## WRITTEN PROBLEM
Return only the lines running from the line that holds "What React, TypeScript" to the line that holds "ReferenceLine, XAxis, YAxis", including both.
++++++++++
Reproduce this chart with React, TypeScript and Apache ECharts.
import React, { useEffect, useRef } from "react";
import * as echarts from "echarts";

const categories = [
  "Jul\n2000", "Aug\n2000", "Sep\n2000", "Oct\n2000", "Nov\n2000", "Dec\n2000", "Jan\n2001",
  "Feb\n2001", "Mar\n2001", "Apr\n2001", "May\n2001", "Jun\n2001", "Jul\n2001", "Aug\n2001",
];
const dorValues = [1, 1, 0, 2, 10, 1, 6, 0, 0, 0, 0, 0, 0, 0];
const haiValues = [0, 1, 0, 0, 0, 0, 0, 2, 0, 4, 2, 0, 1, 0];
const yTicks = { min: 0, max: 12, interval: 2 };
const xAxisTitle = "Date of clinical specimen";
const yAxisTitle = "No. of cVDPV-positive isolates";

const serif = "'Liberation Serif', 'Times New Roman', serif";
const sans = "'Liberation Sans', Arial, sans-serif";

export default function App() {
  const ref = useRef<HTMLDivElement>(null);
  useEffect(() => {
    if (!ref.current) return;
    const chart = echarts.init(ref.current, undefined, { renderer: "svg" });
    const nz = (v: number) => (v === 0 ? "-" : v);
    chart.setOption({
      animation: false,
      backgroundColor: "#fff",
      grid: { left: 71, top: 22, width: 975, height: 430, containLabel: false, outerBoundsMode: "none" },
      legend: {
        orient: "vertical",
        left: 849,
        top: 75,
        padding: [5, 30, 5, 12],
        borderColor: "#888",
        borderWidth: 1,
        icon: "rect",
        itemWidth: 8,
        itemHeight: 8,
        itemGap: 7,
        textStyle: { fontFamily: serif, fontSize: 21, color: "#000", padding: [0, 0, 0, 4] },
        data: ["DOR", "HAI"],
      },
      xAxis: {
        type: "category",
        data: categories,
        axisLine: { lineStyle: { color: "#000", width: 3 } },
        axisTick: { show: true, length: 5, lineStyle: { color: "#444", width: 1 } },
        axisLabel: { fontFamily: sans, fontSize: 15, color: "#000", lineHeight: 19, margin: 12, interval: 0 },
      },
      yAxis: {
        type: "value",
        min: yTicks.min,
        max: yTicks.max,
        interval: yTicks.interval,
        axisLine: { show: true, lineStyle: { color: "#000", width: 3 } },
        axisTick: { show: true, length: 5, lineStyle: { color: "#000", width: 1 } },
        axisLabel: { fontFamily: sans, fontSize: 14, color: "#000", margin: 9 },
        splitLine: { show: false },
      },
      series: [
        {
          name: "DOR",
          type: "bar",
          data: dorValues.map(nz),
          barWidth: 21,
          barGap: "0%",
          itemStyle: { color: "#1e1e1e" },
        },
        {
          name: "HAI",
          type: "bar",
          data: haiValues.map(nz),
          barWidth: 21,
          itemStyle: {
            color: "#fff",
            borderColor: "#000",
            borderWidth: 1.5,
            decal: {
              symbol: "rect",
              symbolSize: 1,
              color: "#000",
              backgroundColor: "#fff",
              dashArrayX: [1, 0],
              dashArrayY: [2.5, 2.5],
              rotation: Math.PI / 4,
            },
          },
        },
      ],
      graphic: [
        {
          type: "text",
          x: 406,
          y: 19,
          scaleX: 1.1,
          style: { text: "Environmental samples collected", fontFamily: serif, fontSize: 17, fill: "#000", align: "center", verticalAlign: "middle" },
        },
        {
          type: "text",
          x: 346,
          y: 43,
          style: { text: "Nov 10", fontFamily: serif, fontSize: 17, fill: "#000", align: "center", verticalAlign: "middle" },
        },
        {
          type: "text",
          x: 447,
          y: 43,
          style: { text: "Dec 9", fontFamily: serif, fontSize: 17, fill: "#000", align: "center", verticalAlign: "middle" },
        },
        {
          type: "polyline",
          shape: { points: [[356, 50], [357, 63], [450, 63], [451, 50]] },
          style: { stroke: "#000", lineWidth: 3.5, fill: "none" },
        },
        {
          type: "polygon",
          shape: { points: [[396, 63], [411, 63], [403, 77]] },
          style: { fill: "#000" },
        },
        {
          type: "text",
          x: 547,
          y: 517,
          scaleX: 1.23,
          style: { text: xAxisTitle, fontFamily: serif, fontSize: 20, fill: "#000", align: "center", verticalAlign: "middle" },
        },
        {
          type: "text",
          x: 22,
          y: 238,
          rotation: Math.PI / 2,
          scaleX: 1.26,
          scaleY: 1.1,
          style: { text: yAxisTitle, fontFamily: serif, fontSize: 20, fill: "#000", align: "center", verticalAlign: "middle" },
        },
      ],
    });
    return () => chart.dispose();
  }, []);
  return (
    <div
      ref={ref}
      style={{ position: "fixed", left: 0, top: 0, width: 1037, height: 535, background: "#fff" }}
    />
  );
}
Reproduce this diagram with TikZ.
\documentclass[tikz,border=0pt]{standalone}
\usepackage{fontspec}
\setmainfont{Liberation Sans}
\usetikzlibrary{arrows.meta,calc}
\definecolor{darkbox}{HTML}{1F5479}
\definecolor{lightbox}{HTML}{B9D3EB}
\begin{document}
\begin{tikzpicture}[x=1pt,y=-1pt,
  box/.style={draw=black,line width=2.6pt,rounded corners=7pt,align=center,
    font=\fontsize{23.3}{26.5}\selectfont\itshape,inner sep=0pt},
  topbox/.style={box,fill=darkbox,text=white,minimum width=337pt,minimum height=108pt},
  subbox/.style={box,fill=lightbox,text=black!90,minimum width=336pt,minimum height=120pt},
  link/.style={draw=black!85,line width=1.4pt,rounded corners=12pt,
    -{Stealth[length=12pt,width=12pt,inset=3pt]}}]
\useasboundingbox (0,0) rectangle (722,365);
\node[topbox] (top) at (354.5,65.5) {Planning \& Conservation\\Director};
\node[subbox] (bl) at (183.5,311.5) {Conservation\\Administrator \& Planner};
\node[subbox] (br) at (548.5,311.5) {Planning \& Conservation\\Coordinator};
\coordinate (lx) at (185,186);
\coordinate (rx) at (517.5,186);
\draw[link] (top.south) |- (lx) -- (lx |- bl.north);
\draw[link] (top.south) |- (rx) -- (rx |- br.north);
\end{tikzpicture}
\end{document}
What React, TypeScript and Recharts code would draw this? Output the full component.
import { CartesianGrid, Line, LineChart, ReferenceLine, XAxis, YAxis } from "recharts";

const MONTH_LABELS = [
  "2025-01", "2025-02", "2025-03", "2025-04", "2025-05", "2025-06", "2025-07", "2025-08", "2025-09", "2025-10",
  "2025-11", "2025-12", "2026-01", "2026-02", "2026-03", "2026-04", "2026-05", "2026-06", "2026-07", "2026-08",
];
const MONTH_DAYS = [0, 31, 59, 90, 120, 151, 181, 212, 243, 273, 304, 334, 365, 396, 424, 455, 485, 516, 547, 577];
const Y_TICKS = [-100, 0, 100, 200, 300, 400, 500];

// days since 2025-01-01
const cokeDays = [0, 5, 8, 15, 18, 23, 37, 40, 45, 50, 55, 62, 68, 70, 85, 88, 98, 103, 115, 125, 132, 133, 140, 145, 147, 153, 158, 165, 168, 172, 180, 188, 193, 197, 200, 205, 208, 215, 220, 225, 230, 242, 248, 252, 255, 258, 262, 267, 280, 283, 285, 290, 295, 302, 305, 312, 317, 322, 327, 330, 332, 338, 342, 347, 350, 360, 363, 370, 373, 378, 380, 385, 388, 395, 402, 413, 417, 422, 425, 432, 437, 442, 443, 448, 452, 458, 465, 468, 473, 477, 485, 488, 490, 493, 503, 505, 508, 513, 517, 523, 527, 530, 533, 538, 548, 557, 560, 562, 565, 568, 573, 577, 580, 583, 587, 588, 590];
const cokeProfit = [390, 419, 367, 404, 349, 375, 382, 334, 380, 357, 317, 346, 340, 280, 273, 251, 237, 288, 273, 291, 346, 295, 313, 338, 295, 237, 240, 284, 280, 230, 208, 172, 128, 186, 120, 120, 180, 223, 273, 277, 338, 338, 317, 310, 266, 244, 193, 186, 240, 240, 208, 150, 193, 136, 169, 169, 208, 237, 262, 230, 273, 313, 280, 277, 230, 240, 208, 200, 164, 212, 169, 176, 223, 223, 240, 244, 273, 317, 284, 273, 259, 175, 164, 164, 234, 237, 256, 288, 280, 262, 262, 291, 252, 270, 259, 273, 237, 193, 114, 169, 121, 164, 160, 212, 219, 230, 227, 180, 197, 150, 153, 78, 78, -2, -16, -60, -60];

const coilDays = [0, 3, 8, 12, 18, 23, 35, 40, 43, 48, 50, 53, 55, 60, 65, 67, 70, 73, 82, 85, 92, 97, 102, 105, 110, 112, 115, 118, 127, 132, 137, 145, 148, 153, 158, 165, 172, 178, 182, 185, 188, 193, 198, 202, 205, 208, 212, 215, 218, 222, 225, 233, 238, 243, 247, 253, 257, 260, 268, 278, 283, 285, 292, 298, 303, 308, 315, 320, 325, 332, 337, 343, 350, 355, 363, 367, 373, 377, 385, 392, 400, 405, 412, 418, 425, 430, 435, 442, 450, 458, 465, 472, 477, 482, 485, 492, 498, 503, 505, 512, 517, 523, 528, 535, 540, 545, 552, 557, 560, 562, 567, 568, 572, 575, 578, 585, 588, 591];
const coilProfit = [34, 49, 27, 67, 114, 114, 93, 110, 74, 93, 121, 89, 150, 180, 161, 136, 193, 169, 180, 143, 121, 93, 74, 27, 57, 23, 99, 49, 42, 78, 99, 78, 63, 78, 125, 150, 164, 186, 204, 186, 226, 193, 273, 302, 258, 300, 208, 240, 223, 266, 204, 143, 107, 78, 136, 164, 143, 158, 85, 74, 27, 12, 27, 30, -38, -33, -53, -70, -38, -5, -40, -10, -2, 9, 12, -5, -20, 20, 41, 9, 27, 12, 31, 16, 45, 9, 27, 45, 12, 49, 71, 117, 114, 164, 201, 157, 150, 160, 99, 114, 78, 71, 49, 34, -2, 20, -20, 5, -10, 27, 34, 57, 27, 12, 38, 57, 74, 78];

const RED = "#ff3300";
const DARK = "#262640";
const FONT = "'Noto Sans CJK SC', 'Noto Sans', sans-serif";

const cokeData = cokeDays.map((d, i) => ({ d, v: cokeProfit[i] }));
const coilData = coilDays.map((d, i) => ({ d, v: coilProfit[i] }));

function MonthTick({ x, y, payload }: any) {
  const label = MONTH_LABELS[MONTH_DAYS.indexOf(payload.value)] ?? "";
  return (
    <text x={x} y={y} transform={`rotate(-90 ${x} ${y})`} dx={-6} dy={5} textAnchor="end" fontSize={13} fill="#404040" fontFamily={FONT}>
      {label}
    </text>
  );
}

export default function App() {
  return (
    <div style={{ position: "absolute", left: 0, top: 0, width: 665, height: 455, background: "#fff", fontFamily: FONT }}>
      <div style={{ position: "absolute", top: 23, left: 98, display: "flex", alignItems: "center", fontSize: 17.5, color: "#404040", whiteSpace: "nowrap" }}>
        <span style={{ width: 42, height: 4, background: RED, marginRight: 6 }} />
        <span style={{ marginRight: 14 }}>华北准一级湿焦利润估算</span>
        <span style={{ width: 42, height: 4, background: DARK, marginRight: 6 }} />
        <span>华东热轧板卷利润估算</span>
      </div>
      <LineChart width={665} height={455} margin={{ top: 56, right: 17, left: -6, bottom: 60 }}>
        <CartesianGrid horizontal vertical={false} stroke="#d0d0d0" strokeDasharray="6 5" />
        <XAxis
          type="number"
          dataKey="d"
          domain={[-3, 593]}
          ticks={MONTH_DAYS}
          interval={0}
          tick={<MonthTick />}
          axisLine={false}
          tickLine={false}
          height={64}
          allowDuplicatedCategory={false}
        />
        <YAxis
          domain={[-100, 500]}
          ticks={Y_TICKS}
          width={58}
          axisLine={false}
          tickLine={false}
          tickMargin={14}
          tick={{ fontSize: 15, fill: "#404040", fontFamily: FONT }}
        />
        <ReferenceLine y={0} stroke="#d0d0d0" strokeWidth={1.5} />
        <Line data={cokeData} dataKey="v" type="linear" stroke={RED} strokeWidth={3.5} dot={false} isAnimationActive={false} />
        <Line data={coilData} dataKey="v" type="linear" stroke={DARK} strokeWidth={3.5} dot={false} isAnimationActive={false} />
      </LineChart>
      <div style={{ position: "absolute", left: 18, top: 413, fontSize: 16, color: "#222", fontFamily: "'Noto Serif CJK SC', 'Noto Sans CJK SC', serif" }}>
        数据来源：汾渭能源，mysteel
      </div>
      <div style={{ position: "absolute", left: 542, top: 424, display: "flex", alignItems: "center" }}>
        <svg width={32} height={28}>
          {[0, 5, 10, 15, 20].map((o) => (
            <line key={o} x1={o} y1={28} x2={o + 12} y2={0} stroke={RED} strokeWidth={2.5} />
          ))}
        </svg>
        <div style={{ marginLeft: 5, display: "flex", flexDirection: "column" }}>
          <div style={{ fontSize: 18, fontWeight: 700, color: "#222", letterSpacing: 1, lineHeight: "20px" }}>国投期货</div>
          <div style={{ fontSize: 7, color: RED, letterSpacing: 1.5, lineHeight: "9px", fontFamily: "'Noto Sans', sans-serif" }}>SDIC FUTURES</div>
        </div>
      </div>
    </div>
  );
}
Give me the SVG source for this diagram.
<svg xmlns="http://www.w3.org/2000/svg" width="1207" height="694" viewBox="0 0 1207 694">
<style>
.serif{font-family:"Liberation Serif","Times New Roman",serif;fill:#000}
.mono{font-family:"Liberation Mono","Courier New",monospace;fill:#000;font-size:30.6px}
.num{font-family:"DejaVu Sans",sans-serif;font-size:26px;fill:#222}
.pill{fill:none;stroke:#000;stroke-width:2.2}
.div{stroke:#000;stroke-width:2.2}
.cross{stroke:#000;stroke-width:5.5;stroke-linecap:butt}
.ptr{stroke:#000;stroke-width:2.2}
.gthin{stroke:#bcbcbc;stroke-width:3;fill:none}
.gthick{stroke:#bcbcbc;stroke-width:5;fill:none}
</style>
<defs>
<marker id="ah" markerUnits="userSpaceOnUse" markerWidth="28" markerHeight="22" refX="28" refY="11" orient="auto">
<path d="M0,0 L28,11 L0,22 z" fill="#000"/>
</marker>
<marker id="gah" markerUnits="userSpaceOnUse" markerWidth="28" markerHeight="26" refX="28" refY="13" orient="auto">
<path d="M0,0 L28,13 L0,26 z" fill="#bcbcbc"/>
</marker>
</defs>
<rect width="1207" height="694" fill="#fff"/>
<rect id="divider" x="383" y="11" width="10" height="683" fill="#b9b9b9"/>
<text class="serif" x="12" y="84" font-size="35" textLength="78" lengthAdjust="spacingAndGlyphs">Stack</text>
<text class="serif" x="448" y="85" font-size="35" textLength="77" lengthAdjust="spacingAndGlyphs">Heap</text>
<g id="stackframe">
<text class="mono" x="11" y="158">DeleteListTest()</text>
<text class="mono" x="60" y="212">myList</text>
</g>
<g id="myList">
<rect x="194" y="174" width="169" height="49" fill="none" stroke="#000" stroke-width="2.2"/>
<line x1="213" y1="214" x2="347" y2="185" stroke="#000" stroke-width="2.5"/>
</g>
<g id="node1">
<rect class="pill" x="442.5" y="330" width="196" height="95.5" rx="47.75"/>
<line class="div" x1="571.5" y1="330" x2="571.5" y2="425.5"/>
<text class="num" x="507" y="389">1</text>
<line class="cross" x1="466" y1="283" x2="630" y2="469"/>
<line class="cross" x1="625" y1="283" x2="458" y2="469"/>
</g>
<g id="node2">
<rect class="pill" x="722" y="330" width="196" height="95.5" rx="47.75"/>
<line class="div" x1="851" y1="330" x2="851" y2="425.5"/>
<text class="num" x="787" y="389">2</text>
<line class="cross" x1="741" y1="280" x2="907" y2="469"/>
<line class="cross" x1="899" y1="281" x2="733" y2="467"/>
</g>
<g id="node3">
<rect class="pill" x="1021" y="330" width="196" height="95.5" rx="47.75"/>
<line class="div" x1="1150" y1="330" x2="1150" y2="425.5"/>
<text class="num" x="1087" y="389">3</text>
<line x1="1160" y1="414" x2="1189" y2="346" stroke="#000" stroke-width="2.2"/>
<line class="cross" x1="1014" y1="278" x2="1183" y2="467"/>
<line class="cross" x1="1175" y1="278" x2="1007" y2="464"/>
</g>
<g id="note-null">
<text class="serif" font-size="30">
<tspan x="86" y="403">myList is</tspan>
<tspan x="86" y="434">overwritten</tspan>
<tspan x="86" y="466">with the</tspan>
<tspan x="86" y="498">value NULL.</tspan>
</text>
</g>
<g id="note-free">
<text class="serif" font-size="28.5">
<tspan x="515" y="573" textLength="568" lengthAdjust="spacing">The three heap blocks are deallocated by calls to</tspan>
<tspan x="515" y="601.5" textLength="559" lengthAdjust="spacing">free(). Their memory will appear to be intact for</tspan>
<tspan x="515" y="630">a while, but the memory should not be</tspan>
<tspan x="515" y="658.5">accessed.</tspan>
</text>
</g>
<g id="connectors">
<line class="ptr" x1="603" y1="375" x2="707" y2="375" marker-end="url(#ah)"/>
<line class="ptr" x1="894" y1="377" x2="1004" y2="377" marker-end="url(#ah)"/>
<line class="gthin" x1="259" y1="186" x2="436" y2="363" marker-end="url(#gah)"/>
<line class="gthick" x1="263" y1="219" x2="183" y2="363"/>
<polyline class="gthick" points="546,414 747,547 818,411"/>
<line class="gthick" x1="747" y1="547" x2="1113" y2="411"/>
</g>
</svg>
++++++++++
## CORRECT ANSWER
What React, TypeScript and Recharts code would draw this? Output the full component.
import { CartesianGrid, Line, LineChart, ReferenceLine, XAxis, YAxis } from "recharts";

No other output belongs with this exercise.